Which if you think about it, is exactly the problem to be solved to produce self-modifying FAI; finding the set of strategy-selecting strategies which select strategies only within their own set, and for which each member of that set converges on the best strategy within that set. (Although FAI doesn't necessarily have to do it in finite time.)
In an earlier post, I talked about how we could deal with variants of the Heaven and Hell problem - situations where you have an infinite number of options, and none of them is a maximum. The solution for a (deterministic) agent was to try and implement the strategy that would reach the highest possible number, without risking falling into an infinite loop.
Wei Dai pointed out that in the cases where the options are unbounded in utility (ie you can get arbitrarily high utility), then there are probabilistic strategies that give you infinite expected utility. I suggested you could still do better than this. This started a conversation about choosing between strategies with infinite expectation (would you prefer a strategy with infinite expectation, or the same plus an extra dollar?), which went off into some interesting directions as to what needed to be done when the strategies can't sensibly be compared with each other...

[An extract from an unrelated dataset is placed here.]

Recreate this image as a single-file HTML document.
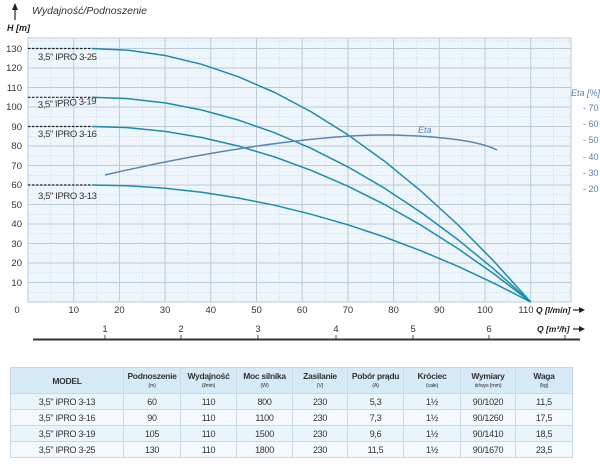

Interesting though that may be, it's also helpful to have simple cases where you don't need all these subtleties. So here is one:
Omega approaches you and Mrs X, asking you each to name an integer to him, privately. The person who names the highest integer gets 1 utility; the other gets nothing. In practical terms, Omega will reimburse you all utility lost during the decision process (so you can take as long as you want to decide). The first person to name a number gets 1 utility immediately; they may then lose that 1 depending on the eventual response of the other. Hence if one person responds and the other doesn't, they get the 1 utility and keep it. What should you do?
In this case, a strategy that gives you a number with infinite expectation isn't enough - you have to beat Mrs X, but you also have to eventually say something. Hence there is a duel of (likely probabilistic) strategies, implemented by bounded agents, with no maximum strategy, and each agent trying to compute the maximal strategy they can construct without falling into a loop.